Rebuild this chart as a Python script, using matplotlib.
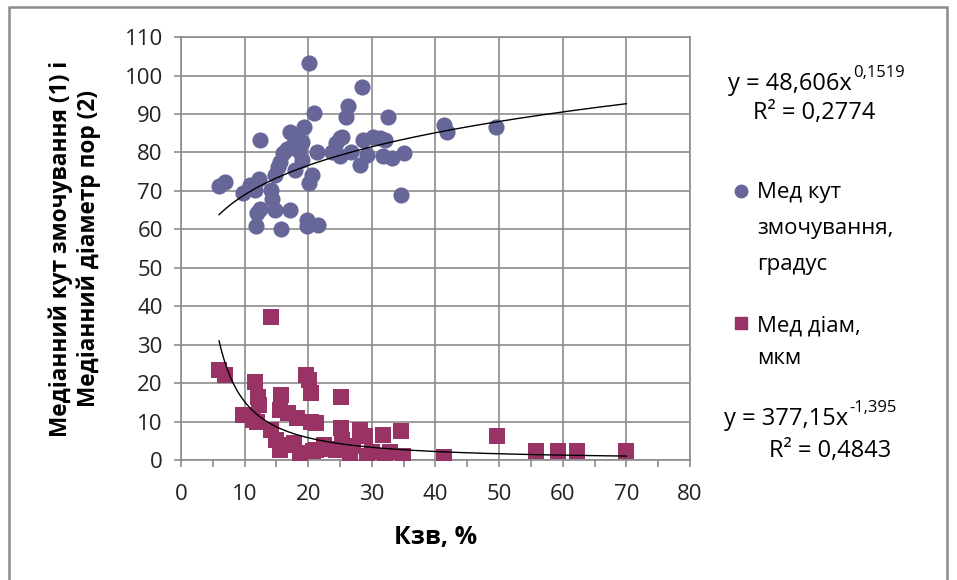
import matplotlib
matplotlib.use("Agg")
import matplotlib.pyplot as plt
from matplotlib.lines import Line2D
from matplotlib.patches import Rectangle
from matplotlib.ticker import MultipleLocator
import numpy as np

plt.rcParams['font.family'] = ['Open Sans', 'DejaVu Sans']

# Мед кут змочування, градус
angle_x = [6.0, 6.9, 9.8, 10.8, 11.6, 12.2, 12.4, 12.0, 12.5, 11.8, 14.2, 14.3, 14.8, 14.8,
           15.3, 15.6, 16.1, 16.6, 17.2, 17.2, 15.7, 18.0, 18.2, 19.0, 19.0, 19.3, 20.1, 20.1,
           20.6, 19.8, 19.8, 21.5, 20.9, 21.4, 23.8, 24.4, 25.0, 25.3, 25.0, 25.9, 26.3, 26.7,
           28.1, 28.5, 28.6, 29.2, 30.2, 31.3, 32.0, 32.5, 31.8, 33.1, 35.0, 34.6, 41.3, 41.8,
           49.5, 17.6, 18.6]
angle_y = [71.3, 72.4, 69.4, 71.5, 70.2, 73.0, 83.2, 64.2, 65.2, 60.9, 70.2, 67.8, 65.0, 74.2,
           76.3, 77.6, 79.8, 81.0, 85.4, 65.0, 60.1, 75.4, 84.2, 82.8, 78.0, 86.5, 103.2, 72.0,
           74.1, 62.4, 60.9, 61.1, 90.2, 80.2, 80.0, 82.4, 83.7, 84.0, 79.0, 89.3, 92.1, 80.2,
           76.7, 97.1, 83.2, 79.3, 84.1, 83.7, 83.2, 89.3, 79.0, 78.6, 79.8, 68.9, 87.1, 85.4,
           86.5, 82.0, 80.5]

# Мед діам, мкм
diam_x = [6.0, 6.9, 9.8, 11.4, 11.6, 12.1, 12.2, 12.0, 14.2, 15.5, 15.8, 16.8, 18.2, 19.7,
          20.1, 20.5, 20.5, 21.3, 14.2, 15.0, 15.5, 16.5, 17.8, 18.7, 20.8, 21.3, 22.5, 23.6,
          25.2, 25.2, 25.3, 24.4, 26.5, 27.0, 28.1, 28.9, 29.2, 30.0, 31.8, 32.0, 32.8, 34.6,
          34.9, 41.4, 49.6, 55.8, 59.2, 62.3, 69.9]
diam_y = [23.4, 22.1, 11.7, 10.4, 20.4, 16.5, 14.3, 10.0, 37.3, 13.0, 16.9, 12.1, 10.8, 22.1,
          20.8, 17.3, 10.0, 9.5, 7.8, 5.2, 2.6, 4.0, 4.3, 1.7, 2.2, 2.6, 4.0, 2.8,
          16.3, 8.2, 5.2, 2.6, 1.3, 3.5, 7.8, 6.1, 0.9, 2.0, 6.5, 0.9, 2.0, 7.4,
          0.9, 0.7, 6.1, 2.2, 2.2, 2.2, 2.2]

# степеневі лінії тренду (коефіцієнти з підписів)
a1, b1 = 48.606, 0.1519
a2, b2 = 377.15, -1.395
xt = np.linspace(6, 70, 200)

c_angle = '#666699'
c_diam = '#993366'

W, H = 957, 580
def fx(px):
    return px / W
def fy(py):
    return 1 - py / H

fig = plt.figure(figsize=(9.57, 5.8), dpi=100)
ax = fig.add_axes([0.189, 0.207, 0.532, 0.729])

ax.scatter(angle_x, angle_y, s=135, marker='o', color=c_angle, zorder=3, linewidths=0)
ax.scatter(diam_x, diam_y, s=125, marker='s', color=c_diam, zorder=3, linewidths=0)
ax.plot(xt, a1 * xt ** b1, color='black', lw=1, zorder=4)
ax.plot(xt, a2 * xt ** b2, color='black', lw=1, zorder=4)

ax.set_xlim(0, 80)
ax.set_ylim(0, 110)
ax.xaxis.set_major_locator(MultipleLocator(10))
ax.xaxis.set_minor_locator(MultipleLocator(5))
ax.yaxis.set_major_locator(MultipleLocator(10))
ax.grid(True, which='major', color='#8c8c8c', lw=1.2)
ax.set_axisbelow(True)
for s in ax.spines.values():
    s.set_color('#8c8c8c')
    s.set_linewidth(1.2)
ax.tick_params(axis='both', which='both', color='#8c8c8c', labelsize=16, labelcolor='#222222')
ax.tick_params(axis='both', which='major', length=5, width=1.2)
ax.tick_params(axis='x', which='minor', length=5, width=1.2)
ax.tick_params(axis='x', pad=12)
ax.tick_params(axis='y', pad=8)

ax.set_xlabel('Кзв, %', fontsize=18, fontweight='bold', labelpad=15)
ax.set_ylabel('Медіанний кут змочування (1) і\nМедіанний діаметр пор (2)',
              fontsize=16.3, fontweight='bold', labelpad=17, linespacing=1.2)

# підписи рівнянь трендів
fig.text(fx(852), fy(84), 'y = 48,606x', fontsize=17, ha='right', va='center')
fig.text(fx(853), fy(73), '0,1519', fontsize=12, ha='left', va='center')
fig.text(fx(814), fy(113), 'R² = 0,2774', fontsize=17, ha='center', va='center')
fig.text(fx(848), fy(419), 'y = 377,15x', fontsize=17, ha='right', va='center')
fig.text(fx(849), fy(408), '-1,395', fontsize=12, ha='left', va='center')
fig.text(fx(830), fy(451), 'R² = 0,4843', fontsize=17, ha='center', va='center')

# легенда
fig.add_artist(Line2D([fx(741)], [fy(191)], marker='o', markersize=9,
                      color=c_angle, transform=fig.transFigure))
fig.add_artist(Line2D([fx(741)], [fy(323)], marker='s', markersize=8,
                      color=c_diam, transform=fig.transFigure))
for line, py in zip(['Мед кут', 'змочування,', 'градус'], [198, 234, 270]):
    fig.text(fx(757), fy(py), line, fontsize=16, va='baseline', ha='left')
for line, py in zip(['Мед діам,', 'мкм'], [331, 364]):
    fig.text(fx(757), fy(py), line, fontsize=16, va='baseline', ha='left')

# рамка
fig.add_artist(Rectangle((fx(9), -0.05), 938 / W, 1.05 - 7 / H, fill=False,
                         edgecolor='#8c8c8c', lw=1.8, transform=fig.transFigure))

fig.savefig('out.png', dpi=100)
━━━
# [YOUR OBJECTIVE]
Everything from the top line of the data down to and including the line with "plt.rcParams['font.family'] = ['Open" is to be copied, except the pictures.

# [REPLY TO THE TASK]
Rebuild this chart as a Python script, using matplotlib.
import matplotlib
matplotlib.use("Agg")
import matplotlib.pyplot as plt
from matplotlib.lines import Line2D
from matplotlib.patches import Rectangle
from matplotlib.ticker import MultipleLocator
import numpy as np

plt.rcParams['font.family'] = ['Open Sans', 'DejaVu Sans']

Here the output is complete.